Brazil became the next major source. In 1987, the Lavra de Hematita deposit was discovered, marking the most significant find of Brazilian alexandrite. Hematita has yielded tens of kilograms of alexandrite that tend to be larger and cleaner than earlier Brazilian finds, including faceted gems weighing up to 30 carats with extraordinary color change. A few locations in the states of Bahia and EspĂrito Santo also produce stones, though generally lower in quality. Most of the finest alexandrite mineral specimens on today’s market come from Brazil.
Sri Lanka produces alexandrite as well, though the stones tend toward yellowish greens and brownish reds rather than the prized blue-green and purplish-red combination. Tanzania has two notable mining areas: Lake Manyara in the north, where alexandrite forms in a type of mica-bearing rock, and Tunduru in the south, where stones are found in alluvial (river-deposited) sediment. Despite these newer sources, global supply remains extremely limited.
What Makes the Color Change Happen
Alexandrite’s defining trait is its color shift. In daylight or fluorescent light, a fine stone appears green to bluish green. Under incandescent light (like a candle or warm lamp), the same stone turns red to purplish red. This phenomenon is sometimes called “the alexandrite effect,” and it occurs because chromium atoms in the crystal absorb light in a very specific way.
The crystal structure of chrysoberyl has three distinct directions along which light vibrates differently. In daylight, which is rich in blue wavelengths, the dominant color components produce violet-purple, yellow-orange, and intense blue-green tones that blend into an overall green appearance. In incandescent light, which is rich in red wavelengths, those same directions shift toward reddish purple, orange, and green, producing the red appearance. The strength and exact hue of the color change depend on how much chromium (along with smaller amounts of vanadium and iron) is present, and on how the gem is cut relative to its crystal axes. Skilled cutters orient the stone specifically to maximize the color change visible through the top of the gem.

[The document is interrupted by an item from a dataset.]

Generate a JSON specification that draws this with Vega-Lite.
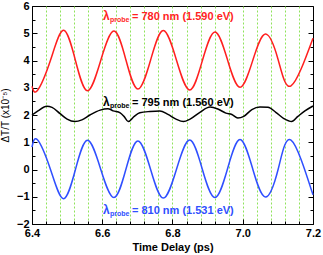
{
  "$schema": "https://vega.github.io/schema/vega-lite/v6.json",
  "width": 281,
  "height": 218,
  "autosize": {"type": "none"},
  "padding": {"left": 32, "top": 6, "right": 10, "bottom": 31},
  "background": "white",
  "config": {
    "view": {"stroke": "black", "strokeWidth": 1},
    "font": "Liberation Sans"
  },
  "datasets": {
    "curves": [
      {"series": "780", "t": 6.4, "v": 3.05},
      {"series": "780", "t": 6.4154, "v": 2.9},
      {"series": "780", "t": 6.4524, "v": 4.0},
      {"series": "780", "t": 6.4894, "v": 5.11},
      {"series": "780", "t": 6.5237, "v": 4.0},
      {"series": "780", "t": 6.558, "v": 2.89},
      {"series": "780", "t": 6.5956, "v": 4.0},
      {"series": "780", "t": 6.6332, "v": 5.08},
      {"series": "780", "t": 6.6674, "v": 4.02},
      {"series": "780", "t": 6.7015, "v": 2.95},
      {"series": "780", "t": 6.7377, "v": 4.02},
      {"series": "780", "t": 6.7738, "v": 5.1},
      {"series": "780", "t": 6.8114, "v": 4.01},
      {"series": "780", "t": 6.849, "v": 2.92},
      {"series": "780", "t": 6.8849, "v": 3.99},
      {"series": "780", "t": 6.9207, "v": 5.05},
      {"series": "780", "t": 6.9565, "v": 4.03},
      {"series": "780", "t": 6.9922, "v": 3.02},
      {"series": "780", "t": 7.0284, "v": 4.0},
      {"series": "780", "t": 7.0645, "v": 4.97},
      {"series": "780", "t": 7.101, "v": 4.02},
      {"series": "780", "t": 7.1374, "v": 3.07},
      {"series": "780", "t": 7.2, "v": 4.82},
      {"series": "810", "t": 6.4, "v": 0.82},
      {"series": "810", "t": 6.4154, "v": 1.09},
      {"series": "810", "t": 6.4524, "v": 0.01},
      {"series": "810", "t": 6.4894, "v": -1.07},
      {"series": "810", "t": 6.5237, "v": 0.0},
      {"series": "810", "t": 6.558, "v": 1.07},
      {"series": "810", "t": 6.5956, "v": 0.01},
      {"series": "810", "t": 6.6332, "v": -1.03},
      {"series": "810", "t": 6.6674, "v": 0.01},
      {"series": "810", "t": 6.7015, "v": 1.05},
      {"series": "810", "t": 6.7377, "v": 0.0},
      {"series": "810", "t": 6.7738, "v": -1.05},
      {"series": "810", "t": 6.8114, "v": 0.01},
      {"series": "810", "t": 6.849, "v": 1.08},
      {"series": "810", "t": 6.8849, "v": 0.01},
      {"series": "810", "t": 6.9207, "v": -1.03},
      {"series": "810", "t": 6.9565, "v": 0.02},
      {"series": "810", "t": 6.9922, "v": 1.1},
      {"series": "810", "t": 7.0284, "v": 0.02},
      {"series": "810", "t": 7.0645, "v": -1.01},
      {"series": "810", "t": 7.101, "v": 0.02},
      {"series": "810", "t": 7.1374, "v": 1.08},
      {"series": "810", "t": 7.2, "v": -0.93}
    ],
    "black": [
      {"t": 6.4, "v": 2.0},
      {"t": 6.417, "v": 2.15},
      {"t": 6.442, "v": 2.32},
      {"t": 6.457, "v": 2.28},
      {"t": 6.48, "v": 2.05},
      {"t": 6.5, "v": 1.85},
      {"t": 6.522, "v": 1.76},
      {"t": 6.542, "v": 1.82},
      {"t": 6.565, "v": 2.0},
      {"t": 6.594, "v": 2.18},
      {"t": 6.616, "v": 2.23},
      {"t": 6.631, "v": 2.15},
      {"t": 6.651, "v": 2.08},
      {"t": 6.662, "v": 1.95},
      {"t": 6.674, "v": 1.76},
      {"t": 6.691, "v": 1.95},
      {"t": 6.707, "v": 2.08},
      {"t": 6.736, "v": 2.13},
      {"t": 6.764, "v": 2.15},
      {"t": 6.787, "v": 2.02},
      {"t": 6.81, "v": 1.85},
      {"t": 6.831, "v": 1.76},
      {"t": 6.85, "v": 1.85},
      {"t": 6.878, "v": 2.1},
      {"t": 6.907, "v": 2.29},
      {"t": 6.929, "v": 2.22},
      {"t": 6.952, "v": 2.07},
      {"t": 6.969, "v": 2.02},
      {"t": 6.986, "v": 1.89},
      {"t": 7.003, "v": 1.95},
      {"t": 7.026, "v": 2.2},
      {"t": 7.049, "v": 2.29},
      {"t": 7.072, "v": 2.28},
      {"t": 7.094, "v": 2.1},
      {"t": 7.117, "v": 1.87},
      {"t": 7.139, "v": 1.76},
      {"t": 7.157, "v": 1.95},
      {"t": 7.177, "v": 2.15},
      {"t": 7.2, "v": 2.33}
    ],
    "labels": [
      {"series": "780", "t": 6.602, "v": 5.49, "lam": "λ", "sub": "probe", "rest": "= 780 nm (1.590 eV)"},
      {"series": "795", "t": 6.602, "v": 2.34, "lam": "λ", "sub": "probe", "rest": "= 795 nm (1.560 eV)"},
      {"series": "810", "t": 6.602, "v": -1.63, "lam": "λ", "sub": "probe", "rest": "= 810 nm (1.531 eV)"}
    ]
  },
  "encoding": {
    "x": {
      "field": "t",
      "type": "quantitative",
      "scale": {"domain": [6.4, 7.2], "nice": false, "zero": false},
      "axis": {
        "title": "Time Delay (ps)",
        "titleFont": "Liberation Sans",
        "titleFontSize": 11,
        "titleFontWeight": "bold",
        "titleColor": "black",
        "titlePadding": 1,
        "values": [6.4, 6.44, 6.48, 6.52, 6.56, 6.6, 6.64, 6.68, 6.72, 6.76, 6.8, 6.84, 6.88, 6.92, 6.96, 7.0, 7.04, 7.08, 7.12, 7.16, 7.2],
        "labelExpr": "abs(datum.value*5 - round(datum.value*5)) < 0.001 ? format(datum.value, '.1f') : ''",
        "labelFont": "Liberation Sans",
        "labelFontSize": 11,
        "labelFontWeight": "bold",
        "labelColor": "black",
        "labelPadding": 8,
        "labelFlush": false,
        "labelOverlap": false,
        "domainColor": "black",
        "domainWidth": 1,
        "tickColor": "black",
        "tickWidth": 1,
        "tickSize": {"condition": {"test": "abs(datum.value*5 - round(datum.value*5)) < 0.001", "value": -5}, "value": -3},
        "grid": true,
        "gridColor": "#8fe35a",
        "gridDash": [2, 2],
        "gridWidth": 1,
        "gridOpacity": {"condition": {"test": "datum.value < 6.41 || datum.value > 7.19", "value": 0}, "value": 1}
      }
    }
  },
  "layer": [
    {
      "data": {"name": "curves"},
      "mark": {"type": "line", "interpolate": "natural", "strokeWidth": 1.5},
      "encoding": {
        "y": {
          "field": "v",
          "type": "quantitative",
          "scale": {"domain": [-2, 6], "nice": false, "zero": false},
          "axis": {
            "title": "ΔT/T (x10⁻⁵)",
            "titleFont": "Liberation Sans",
            "titleFontSize": 10,
            "titleFontWeight": "normal",
            "titleColor": "black",
            "titlePadding": 6,
            "values": [-2, -1.5, -1, -0.5, 0, 0.5, 1, 1.5, 2, 2.5, 3, 3.5, 4, 4.5, 5, 5.5, 6],
            "labelExpr": "abs(datum.value - round(datum.value)) < 0.001 ? format(datum.value, 'd') : ''",
            "labelFont": "Liberation Sans",
            "labelFontSize": 11,
            "labelFontWeight": "bold",
            "labelColor": "black",
            "labelPadding": 8,
            "labelFlush": false,
            "labelOverlap": false,
            "domainColor": "black",
            "tickColor": "black",
            "tickSize": {"condition": {"test": "abs(datum.value - round(datum.value)) < 0.001", "value": -5}, "value": -3},
            "grid": false
          }
        },
        "color": {
          "field": "series",
          "type": "nominal",
          "scale": {"domain": ["780", "795", "810"], "range": ["#ff1f1f", "#000000", "#2f4fff"]},
          "legend": null
        },
        "detail": {"field": "series"}
      }
    },
    {
      "data": {"name": "black"},
      "mark": {"type": "line", "interpolate": "monotone", "strokeWidth": 1.5, "color": "black"},
      "encoding": {
        "y": {
          "field": "v",
          "type": "quantitative",
          "axis": {
            "orient": "right",
            "title": null,
            "labels": false,
            "domain": false,
            "grid": false,
            "values": [-2, -1.5, -1, -0.5, 0, 0.5, 1, 1.5, 2, 2.5, 3, 3.5, 4, 4.5, 5, 5.5, 6],
            "tickColor": "black",
            "tickSize": {"condition": {"test": "abs(datum.value - round(datum.value)) < 0.001", "value": -5}, "value": -3}
          }
        }
      }
    },
    {
      "data": {"name": "labels"},
      "mark": {"type": "text", "align": "left", "baseline": "alphabetic", "font": "Liberation Sans", "fontSize": 12, "fontWeight": "bold"},
      "encoding": {
        "y": {"field": "v", "type": "quantitative", "axis": null},
        "text": {"field": "lam"},
        "color": {"field": "series", "type": "nominal", "scale": {"domain": ["780", "795", "810"], "range": ["#ff1f1f", "#000000", "#2f4fff"]}, "legend": null}
      }
    },
    {
      "data": {"name": "labels"},
      "mark": {"type": "text", "align": "left", "baseline": "alphabetic", "font": "Liberation Sans", "fontSize": 7, "fontWeight": "bold", "dx": 7, "dy": 2.5},
      "encoding": {
        "y": {"field": "v", "type": "quantitative", "axis": null},
        "text": {"field": "sub"},
        "color": {"field": "series", "type": "nominal", "scale": {"domain": ["780", "795", "810"], "range": ["#ff1f1f", "#000000", "#2f4fff"]}, "legend": null}
      }
    },
    {
      "data": {"name": "labels"},
      "mark": {"type": "text", "align": "left", "baseline": "alphabetic", "font": "Liberation Sans", "fontSize": 11, "fontWeight": "bold", "dx": 29},
      "encoding": {
        "y": {"field": "v", "type": "quantitative", "axis": null},
        "text": {"field": "rest"},
        "color": {"field": "series", "type": "nominal", "scale": {"domain": ["780", "795", "810"], "range": ["#ff1f1f", "#000000", "#2f4fff"]}, "legend": null}
      }
    }
  ],
  "resolve": {"axis": {"y": "independent"}}
}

Not Every Color-Change Chrysoberyl Qualifies
There’s actually a formal threshold for calling a stone “alexandrite” rather than simply “color-change chrysoberyl.” The Swiss Gemmological Institute (SSEF) requires three criteria: the stone must show a moderate to distinct color change under standard daylight and incandescent lighting, it must contain a measurable amount of chromium, and it must display a specific absorption signature related to chromium when tested with a spectrometer. A brownish chrysoberyl that shifts slightly in tone under different lighting doesn’t meet the bar. Its color is driven by iron rather than chromium, and it’s classified as ordinary chrysoberyl.
This distinction matters because it narrows the pool of true alexandrite even further. Many chrysoberyl specimens contain traces of chromium but not enough to produce the dramatic green-to-red shift that defines the gem.
Size and Quality Drive Extreme Prices
Natural alexandrite above one carat is extremely rare, and prices climb steeply with size. A one-carat stone of fine quality typically costs $10,000 to $25,000 per carat. Exceptional stones, those with strong, clean color change and good clarity, can exceed $30,000 to $50,000 per carat. For context, a high-quality one-carat diamond might cost $5,000 to $15,000.
Quality grading focuses heavily on the strength and attractiveness of the color change. The ideal is a vivid bluish green in daylight shifting to a rich purplish red in incandescent light, with moderately strong to strong saturation in both directions. Stones that are too pale lack the intensity that defines fine alexandrite. Stones that are too dark can look nearly black and lose their visual appeal. Most alexandrite on the market falls somewhere between these extremes, with noticeable but imperfect color change.
Natural vs. Lab-Created Alexandrite
Lab-grown alexandrite has been available for decades and is chemically identical to natural stones. It displays the same color change and has the same crystal structure. The key differences are in inclusions and uniqueness. Natural alexandrite is classified as a Type II clarity stone, meaning some visible inclusions are expected. These often appear as tiny black spots or other natural impurities, and every stone has a slightly different pattern and color-change character. Lab-created stones are produced under controlled conditions with only the essential minerals, so they tend to be very clean and uniform. Every lab-grown alexandrite looks essentially the same.
For buyers, the distinction is largely about rarity and value. A lab-created alexandrite ring might cost a few hundred dollars. A comparable natural stone could cost tens of thousands. Gemological labs can distinguish the two by examining growth patterns and inclusion types under magnification.
How Rare Compared to Other Gems
Alexandrite sits in a tier of rarity above sapphires, rubies, and emeralds, all of which have large-scale mining operations producing consistent supply. It is rarer than diamond by a wide margin. The combination of geological improbability, limited mining locations, and the strict criteria a stone must meet to earn the alexandrite name means that fine natural specimens will likely remain among the scarcest colored gemstones available. Brazilian production from Hematita expanded supply somewhat in the late 1980s and 1990s, but even that deposit has not changed alexandrite’s fundamental status as a collector’s gem rather than a mainstream jewelry stone.